Matt Roth wrote a Baffler piece nearly a decade ago that stands as one of the best things I've ever read ("Living the Delayed Life with Amway"). Unfortunately it's not online, but it details the struggling freelancer's personal experience with Amway – the notorious "direct marketing" company that was the Next Big Thing in the 80s/90s and has been criticized for its cultishness and uncanny resemblance to a pyramid scheme. While the FTC has ruled that it is legitimate, as the majority of its revenue comes from the sale of products rather than from member fees, Roth makes a compelling point: if Amway isn't a scam, why does it feel so much like one?

This is an elegantly restated version of the Duck Test idiom ("If it walks like a duck…) Our perceptions are not always 100% correct but if something meets all of the criteria for being a scam, you're safer assuming it is than to assume the opposite.

The introductory analogy complete, this is the part of the post wherein I bring up the actual topic. If the recent surge in interest, academic and popular, in "fat studies" – research purporting to show that mainstream medicine's conclusion that obesity is unhealthy, or that obesity is even a condition, is wrong – is not basic science denialism along the lines of anti-vaccine theories, climate change denial, or "creation science", then why does it have all of the characteristics of denialism?

STOP. Here are some things I'm not talking about here: fat shaming, stigmas about weight, the media-driven obsession with thinness, or any other aspect of size/weight/appearance as a social phenomenon. Neither am I suggesting that people should/shouldn't lose weight, or gain weight, or anything else. My point is simply that the supposed evidence underlying the idea that the current medical consensus (obesity = bad for one's health) is wrong has all of the trappings of an argument that in another context would readily be identified as total bullshit.

First, it is based largely on a selective or distorted interpretation of evidence. Recently an article flew around the internet with eye-catching titles like "Overweight People Live Longer". It is based on a study published in the Journal of the AMA. The sole finding of the article is that BMI (Body Mass Index) has a small positive effect on lifespan, irrespective of cause of death (so the sample included, for example, people who died in accidents).
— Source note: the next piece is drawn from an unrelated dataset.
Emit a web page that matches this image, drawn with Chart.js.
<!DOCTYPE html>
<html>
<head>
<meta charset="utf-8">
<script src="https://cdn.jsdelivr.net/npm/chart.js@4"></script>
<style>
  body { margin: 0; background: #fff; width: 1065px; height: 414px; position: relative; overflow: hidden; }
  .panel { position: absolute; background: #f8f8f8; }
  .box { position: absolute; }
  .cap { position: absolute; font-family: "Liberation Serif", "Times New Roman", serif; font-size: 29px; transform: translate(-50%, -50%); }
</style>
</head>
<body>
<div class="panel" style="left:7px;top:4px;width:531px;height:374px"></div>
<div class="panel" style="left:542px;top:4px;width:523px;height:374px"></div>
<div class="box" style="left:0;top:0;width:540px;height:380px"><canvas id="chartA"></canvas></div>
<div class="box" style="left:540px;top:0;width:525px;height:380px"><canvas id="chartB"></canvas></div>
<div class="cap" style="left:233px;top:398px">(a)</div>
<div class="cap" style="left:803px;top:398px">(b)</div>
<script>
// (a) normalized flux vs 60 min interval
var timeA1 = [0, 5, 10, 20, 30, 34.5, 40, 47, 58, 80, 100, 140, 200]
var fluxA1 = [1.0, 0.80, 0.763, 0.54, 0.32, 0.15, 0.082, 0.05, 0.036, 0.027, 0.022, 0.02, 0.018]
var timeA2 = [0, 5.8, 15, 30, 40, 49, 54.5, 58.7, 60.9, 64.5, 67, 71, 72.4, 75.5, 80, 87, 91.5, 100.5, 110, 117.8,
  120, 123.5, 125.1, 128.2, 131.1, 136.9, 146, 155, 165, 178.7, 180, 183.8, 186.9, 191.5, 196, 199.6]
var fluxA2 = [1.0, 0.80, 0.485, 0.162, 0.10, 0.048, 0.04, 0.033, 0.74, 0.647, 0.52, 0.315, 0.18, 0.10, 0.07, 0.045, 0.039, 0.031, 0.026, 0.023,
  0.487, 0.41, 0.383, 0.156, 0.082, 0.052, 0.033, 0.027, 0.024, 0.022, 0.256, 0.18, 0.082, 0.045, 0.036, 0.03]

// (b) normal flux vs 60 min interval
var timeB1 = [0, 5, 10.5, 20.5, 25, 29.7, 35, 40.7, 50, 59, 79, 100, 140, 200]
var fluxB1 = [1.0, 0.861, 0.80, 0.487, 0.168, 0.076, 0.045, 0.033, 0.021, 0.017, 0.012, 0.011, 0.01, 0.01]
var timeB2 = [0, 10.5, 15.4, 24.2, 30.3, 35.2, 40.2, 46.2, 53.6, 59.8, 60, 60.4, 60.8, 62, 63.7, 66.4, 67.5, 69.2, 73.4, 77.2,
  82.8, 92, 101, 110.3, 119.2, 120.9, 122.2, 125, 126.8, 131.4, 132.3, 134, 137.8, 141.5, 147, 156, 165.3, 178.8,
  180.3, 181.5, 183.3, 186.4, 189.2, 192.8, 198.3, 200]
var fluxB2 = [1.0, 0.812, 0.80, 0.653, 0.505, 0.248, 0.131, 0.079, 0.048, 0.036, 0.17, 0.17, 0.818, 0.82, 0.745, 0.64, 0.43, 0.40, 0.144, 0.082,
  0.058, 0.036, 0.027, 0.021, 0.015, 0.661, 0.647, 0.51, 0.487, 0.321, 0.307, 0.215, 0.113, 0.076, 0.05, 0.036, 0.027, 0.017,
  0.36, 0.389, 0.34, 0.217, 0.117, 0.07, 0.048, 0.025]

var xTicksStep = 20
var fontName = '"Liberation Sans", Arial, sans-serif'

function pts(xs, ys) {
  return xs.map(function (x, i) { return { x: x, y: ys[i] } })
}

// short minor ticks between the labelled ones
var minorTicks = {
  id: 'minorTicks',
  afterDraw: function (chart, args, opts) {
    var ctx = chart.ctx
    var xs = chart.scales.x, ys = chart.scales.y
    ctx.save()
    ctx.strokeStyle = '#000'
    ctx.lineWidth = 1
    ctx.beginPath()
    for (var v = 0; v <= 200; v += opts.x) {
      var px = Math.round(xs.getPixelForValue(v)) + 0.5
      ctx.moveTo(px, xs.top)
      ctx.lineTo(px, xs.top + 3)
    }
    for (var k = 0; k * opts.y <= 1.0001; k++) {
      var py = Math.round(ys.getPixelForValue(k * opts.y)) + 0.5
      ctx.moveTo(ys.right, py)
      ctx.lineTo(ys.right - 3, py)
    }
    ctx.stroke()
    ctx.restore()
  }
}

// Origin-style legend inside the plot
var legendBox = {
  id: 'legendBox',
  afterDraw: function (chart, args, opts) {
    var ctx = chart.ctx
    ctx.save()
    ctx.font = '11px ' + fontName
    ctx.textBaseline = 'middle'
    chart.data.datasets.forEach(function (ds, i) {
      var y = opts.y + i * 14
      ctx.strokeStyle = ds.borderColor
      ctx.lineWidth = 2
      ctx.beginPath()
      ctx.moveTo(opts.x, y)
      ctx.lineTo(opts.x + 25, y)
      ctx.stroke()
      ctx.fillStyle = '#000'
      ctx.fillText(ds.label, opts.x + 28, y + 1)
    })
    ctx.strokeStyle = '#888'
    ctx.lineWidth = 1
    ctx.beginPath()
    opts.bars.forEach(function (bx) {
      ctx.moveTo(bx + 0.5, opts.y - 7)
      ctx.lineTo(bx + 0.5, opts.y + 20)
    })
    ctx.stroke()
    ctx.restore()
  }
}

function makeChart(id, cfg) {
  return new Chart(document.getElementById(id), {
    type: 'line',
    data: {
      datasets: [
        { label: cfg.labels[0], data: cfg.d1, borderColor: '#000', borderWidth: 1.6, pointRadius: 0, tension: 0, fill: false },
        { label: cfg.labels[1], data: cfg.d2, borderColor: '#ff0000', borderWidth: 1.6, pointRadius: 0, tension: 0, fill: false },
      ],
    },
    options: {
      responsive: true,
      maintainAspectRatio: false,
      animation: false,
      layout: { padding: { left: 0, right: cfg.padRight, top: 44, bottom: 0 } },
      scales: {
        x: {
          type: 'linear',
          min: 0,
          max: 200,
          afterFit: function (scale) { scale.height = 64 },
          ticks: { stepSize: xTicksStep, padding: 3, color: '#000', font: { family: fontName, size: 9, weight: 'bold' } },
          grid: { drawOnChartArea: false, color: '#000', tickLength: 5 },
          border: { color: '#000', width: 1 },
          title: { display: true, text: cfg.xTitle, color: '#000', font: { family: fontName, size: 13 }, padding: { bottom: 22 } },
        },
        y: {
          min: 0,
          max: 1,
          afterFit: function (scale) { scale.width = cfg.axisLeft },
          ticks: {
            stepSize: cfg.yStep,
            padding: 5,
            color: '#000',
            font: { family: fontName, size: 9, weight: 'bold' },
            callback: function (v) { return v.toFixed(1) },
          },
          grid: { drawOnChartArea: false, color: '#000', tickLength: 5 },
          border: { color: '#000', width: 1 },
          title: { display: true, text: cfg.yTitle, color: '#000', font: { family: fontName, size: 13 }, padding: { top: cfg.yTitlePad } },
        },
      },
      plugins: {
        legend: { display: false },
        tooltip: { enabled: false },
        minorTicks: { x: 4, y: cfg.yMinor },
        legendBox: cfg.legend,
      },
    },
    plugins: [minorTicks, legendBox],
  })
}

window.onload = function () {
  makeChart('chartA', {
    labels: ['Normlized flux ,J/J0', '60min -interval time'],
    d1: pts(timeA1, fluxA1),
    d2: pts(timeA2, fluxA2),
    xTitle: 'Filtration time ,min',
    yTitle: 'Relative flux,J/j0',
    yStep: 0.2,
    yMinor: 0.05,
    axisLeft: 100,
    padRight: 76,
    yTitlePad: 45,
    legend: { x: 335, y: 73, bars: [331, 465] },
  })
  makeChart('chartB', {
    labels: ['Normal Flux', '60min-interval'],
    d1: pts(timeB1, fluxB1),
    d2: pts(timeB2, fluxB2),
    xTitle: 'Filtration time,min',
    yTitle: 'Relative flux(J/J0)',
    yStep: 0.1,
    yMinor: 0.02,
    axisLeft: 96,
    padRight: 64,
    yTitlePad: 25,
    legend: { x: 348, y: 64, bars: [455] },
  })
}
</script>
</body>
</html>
But for the past 20 years, Fat Activists have been telling us that BMI is a load of crap. Why is BMI suddenly a valid measure of weight/health/obesity? Oh, because the results of the study are telling you what you want to hear. Cool.

Second, it makes wild assumptions backed by scant, shoddy evidence and ignores mountains of evidence to the contrary. The idea that people cannot lose weight, or cannot keep it off after it is lost, is supported by one or two dubious studies. The converse – that healthy weight loss is possible and can be maintained – is supported by decades of research. Why is the one study that supports your argument the only one worth considering?

Third, it borrows heavily from the climate denial/anti-vaccine movements in its belittling of "so-called experts". This recent Guardian (UK) column illustrates the point nicely. Did you know that doctors are not to be trusted? That they're just a bunch of know-it-alls whose opinions are no better than yours? Beware the "beady eye of a disapproving GP" who doles out the "type of medical finger-wagging (Academy of Medical Royal Colleges) advocates." The National Health Service has a plan to "pester patients about their weight in every encounter," which is not what doctors should do (in the opinion of people like the author who seem convinced that obesity is not inversely related to overall health and longevity).

Fourth, there's a conspiracy. From the same article:

AoMRC's proposals are not about health promotion, but contribute to a narrative of blame, punishment, prejudice, stigma and anti-fat scapegoating that is horribly familiar. The only thing that looks healthy in this context is the twinkle in the eye of the diet industry CEOs, who are laughing all the way to the bank.

Ah, yes. The diet pill industry, and the pharmaceutical industry in general. These are the same people who are pushing all those unnecessary polio vaccines on your kids for profit. Aside from the fact that this makes no sense – pharma would make money by encouraging doctors to keep patients obese/unhealthy so they'll be stuck on more meds, and certainly the trillion-dollar pharmaceutical industry can outgun the "diet industry CEOs" – why is the Fat Activist not equally skeptical of the role of the trillion dollar junk food industry? Surely it's in McDonald's interest to push the idea that eating garbage is not detrimental to health. I guess skepticism only works in one direction.

This is not to say that Fat Activists, as they self-label, make no valid arguments or, to reiterate, are not entirely correct about the social dimensions of obesity. But their overriding problem is that the attempt to uncouple obesity and health/well-being/longevity has the same goal as that of global warming deniers: to convince you that the vast majority of evidence, as well as the medical and scientific consensus, is wrong. The only way to make it look wrong is to engage in the same tired rhetorical tricks and logical fallacies that have underlain quackery and denialism for centuries. Something that bears such a striking resemblance to bullshit should be treated as such until conclusively proven otherwise.